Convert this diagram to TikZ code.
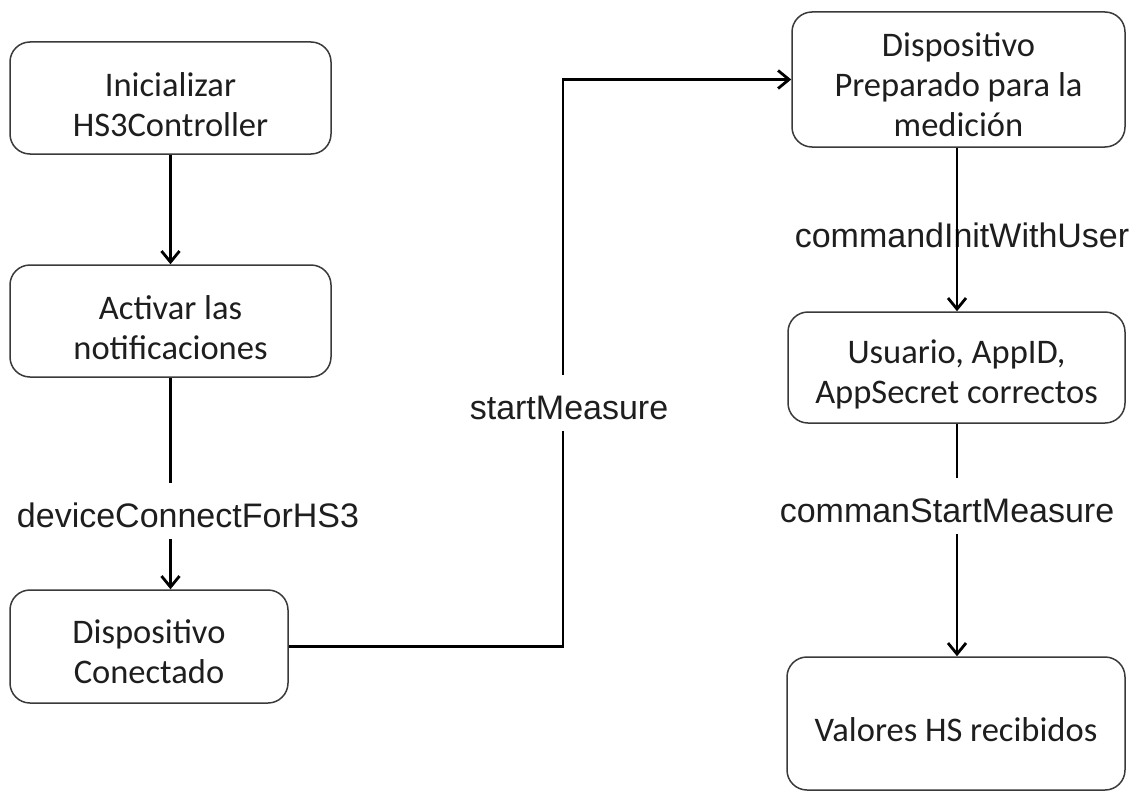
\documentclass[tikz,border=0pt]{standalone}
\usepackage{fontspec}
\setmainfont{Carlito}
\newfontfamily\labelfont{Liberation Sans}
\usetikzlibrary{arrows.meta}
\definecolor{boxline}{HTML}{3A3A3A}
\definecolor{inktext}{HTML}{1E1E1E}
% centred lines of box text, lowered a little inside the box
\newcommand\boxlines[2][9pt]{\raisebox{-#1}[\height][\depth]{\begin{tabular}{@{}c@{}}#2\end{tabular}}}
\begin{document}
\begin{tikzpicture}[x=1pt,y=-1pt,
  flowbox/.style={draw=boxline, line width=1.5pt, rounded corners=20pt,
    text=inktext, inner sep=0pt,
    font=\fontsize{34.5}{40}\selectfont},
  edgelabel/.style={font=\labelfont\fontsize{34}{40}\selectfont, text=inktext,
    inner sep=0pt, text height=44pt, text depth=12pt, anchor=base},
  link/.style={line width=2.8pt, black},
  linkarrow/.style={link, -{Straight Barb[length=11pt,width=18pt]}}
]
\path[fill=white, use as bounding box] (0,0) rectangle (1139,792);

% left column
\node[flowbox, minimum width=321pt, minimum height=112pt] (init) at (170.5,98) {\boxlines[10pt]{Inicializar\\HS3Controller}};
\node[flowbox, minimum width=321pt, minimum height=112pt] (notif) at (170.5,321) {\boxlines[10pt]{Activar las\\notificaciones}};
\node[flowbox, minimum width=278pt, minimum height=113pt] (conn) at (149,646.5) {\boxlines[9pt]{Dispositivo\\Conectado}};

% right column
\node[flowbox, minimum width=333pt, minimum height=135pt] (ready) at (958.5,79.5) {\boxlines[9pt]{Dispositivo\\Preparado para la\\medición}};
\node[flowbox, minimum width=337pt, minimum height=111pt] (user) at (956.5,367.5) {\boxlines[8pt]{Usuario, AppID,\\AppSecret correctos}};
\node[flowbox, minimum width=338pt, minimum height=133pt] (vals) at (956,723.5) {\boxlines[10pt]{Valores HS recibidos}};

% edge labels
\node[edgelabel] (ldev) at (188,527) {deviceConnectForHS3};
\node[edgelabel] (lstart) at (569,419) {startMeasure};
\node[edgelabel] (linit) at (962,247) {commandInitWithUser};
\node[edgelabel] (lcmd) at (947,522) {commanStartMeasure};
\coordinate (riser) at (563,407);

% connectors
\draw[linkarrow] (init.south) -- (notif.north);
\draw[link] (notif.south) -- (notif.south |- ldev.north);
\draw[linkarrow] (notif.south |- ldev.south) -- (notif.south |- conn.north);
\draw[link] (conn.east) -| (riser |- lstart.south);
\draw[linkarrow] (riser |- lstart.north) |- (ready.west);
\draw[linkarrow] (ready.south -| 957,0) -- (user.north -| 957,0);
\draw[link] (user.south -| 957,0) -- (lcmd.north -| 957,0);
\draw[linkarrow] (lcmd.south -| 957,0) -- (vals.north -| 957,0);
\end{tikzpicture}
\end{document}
● ● ● ●
From the first line of the listing above, repeat every line through the one holding "minimum width=278pt, minimum". Both ends count, and pictures stay out.

Convert this diagram to TikZ code.
\documentclass[tikz,border=0pt]{standalone}
\usepackage{fontspec}
\setmainfont{Carlito}
\newfontfamily\labelfont{Liberation Sans}
\usetikzlibrary{arrows.meta}
\definecolor{boxline}{HTML}{3A3A3A}
\definecolor{inktext}{HTML}{1E1E1E}
% centred lines of box text, lowered a little inside the box
\newcommand\boxlines[2][9pt]{\raisebox{-#1}[\height][\depth]{\begin{tabular}{@{}c@{}}#2\end{tabular}}}
\begin{document}
\begin{tikzpicture}[x=1pt,y=-1pt,
  flowbox/.style={draw=boxline, line width=1.5pt, rounded corners=20pt,
    text=inktext, inner sep=0pt,
    font=\fontsize{34.5}{40}\selectfont},
  edgelabel/.style={font=\labelfont\fontsize{34}{40}\selectfont, text=inktext,
    inner sep=0pt, text height=44pt, text depth=12pt, anchor=base},
  link/.style={line width=2.8pt, black},
  linkarrow/.style={link, -{Straight Barb[length=11pt,width=18pt]}}
]
\path[fill=white, use as bounding box] (0,0) rectangle (1139,792);

% left column
\node[flowbox, minimum width=321pt, minimum height=112pt] (init) at (170.5,98) {\boxlines[10pt]{Inicializar\\HS3Controller}};
\node[flowbox, minimum width=321pt, minimum height=112pt] (notif) at (170.5,321) {\boxlines[10pt]{Activar las\\notificaciones}};
\node[flowbox, minimum width=278pt, minimum height=113pt] (conn) at (149,646.5) {\boxlines[9pt]{Dispositivo\\Conectado}};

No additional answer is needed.